A scene from German consideration of the Armenian Genocide in June. (Photo: EAFJD)

BERLIN, Germany (A.W.)—Germany’s highest court rejected a number of complaints against the decision by the country’s parliament recognize the Armenian Genocide.

Germany’s Federal Constitutional Court published one of the decisions on Dec. 19, in which judges said the plaintiff had failed to provide sufficient evidence that his fundamental rights had been violated and that no such violation was obvious, reported the Associated Press.

According to reports, eight complaints were rejected in all.

On June 2, the German Parliament (Bundestag) approved a resolution recognizing the mass killing of Armenians by Ottoman Turks during World War I as genocide. The word “genocide” was used in both the text and headline of the resolution, which also states that Germany bears some guilt for its inaction at the time. Following the vote, Turkey recalled its ambassador to Germany “for consultations.”

German Chancellor Angela Merkel was not present during the June vote. Her party, the Christian Democrats (CDU), as well as the Social Democrats (SPD) and the Greens supported the resolution.

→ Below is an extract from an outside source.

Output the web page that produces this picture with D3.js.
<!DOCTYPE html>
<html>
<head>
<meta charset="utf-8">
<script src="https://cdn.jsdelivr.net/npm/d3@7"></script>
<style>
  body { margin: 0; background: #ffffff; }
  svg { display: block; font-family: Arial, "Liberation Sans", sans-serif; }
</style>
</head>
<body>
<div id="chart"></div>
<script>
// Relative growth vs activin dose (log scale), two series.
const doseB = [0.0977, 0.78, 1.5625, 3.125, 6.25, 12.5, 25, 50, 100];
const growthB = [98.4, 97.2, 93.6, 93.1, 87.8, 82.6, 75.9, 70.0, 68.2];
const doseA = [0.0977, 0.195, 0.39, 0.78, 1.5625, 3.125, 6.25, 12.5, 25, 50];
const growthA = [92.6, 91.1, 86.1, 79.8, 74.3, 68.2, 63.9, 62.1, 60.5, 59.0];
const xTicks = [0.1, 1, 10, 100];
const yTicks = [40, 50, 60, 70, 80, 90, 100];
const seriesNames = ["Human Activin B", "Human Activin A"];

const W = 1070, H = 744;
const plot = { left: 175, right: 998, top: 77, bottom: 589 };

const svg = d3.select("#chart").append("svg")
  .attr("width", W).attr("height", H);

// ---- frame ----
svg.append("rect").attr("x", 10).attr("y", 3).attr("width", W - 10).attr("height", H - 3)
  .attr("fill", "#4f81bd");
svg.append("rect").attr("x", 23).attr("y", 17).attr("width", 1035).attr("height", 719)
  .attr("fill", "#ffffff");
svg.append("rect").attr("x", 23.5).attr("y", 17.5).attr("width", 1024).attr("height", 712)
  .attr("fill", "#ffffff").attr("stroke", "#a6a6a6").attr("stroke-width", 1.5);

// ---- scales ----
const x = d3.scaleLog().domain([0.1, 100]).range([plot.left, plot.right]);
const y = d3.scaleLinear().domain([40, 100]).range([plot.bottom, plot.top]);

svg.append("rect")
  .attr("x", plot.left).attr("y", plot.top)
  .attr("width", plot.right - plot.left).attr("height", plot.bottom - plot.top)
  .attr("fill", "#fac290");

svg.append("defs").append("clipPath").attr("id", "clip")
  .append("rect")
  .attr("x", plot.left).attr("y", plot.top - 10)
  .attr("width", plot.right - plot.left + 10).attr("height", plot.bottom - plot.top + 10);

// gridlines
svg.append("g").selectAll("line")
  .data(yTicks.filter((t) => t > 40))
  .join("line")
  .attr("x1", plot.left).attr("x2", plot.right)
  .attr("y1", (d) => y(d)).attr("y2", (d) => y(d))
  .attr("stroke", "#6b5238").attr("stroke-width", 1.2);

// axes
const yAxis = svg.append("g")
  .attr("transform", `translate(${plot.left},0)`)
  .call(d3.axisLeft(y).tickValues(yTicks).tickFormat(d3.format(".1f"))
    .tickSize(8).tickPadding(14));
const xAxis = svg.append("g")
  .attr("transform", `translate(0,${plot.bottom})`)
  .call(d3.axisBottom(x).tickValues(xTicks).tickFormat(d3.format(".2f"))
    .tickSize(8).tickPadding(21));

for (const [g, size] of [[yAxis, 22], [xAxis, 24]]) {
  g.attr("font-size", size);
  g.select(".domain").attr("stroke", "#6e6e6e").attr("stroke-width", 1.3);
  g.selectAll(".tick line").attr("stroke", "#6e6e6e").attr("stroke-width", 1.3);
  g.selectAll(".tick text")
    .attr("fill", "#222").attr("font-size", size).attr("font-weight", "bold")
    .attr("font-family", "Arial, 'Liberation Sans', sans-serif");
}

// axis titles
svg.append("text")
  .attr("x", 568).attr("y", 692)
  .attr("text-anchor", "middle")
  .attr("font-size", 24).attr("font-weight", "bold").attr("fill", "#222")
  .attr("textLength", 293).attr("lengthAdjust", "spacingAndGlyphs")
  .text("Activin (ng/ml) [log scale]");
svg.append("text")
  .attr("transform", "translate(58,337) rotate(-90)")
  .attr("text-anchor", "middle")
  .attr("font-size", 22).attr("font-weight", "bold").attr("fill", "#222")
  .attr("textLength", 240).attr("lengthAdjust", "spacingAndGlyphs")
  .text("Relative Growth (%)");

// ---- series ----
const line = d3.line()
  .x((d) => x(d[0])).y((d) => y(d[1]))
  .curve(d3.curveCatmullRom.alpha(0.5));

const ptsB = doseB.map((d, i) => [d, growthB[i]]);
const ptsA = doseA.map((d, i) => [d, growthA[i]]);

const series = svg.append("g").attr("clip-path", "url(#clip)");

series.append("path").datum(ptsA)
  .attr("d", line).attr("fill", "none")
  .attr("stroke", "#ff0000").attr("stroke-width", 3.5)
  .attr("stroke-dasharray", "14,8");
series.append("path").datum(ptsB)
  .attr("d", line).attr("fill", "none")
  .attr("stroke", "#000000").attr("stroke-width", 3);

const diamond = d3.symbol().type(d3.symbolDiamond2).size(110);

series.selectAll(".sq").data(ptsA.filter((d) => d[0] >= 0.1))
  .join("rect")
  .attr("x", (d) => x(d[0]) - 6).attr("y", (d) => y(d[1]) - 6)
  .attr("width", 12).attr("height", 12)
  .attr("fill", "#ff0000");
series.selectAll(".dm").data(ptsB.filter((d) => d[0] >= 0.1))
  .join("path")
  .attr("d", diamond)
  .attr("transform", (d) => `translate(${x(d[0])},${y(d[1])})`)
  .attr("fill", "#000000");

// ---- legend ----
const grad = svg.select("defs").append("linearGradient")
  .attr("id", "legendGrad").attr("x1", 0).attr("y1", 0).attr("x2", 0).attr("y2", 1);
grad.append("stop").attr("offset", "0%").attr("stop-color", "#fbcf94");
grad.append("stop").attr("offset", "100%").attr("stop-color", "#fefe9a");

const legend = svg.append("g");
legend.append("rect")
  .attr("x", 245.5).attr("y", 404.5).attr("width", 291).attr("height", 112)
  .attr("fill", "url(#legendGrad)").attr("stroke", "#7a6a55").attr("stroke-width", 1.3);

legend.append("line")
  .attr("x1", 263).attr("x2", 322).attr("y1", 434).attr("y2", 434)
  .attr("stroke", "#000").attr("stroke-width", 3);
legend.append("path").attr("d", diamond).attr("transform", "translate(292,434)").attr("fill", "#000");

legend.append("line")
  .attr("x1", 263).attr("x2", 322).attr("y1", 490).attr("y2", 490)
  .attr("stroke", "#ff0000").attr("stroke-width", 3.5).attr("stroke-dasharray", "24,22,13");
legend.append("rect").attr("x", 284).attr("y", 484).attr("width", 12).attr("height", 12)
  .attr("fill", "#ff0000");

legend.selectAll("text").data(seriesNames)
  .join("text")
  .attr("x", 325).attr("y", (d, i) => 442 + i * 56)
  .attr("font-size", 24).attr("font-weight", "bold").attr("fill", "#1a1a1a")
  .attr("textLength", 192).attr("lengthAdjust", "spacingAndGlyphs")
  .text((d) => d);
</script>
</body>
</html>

With German affirmation of the crime, more than 25 countries have officially recognized the Armenian Genocide. The Bundestag vote was nearly unanimous with only one opposed and two abstentions.  For over an hour leading up to the historic vote, German parliamentarians spoke in favor of the measure, which affirms the Armenian Genocide and crimes committed against other Christian minorities.

Following the German Parliament’s decision, Kaspar Karampetian, president of the European Armenian Federation for Justice and Democracy (EAFJD), welcomed the resolution. “It is a historic day, considering the German-Turkish alliance in those years. By recognizing the Armenian Genocide, the German Parliament, just as the Austrian Parliament did last year, could pave the way for Turkey to come to terms with its past and move forward,” said Karampetian.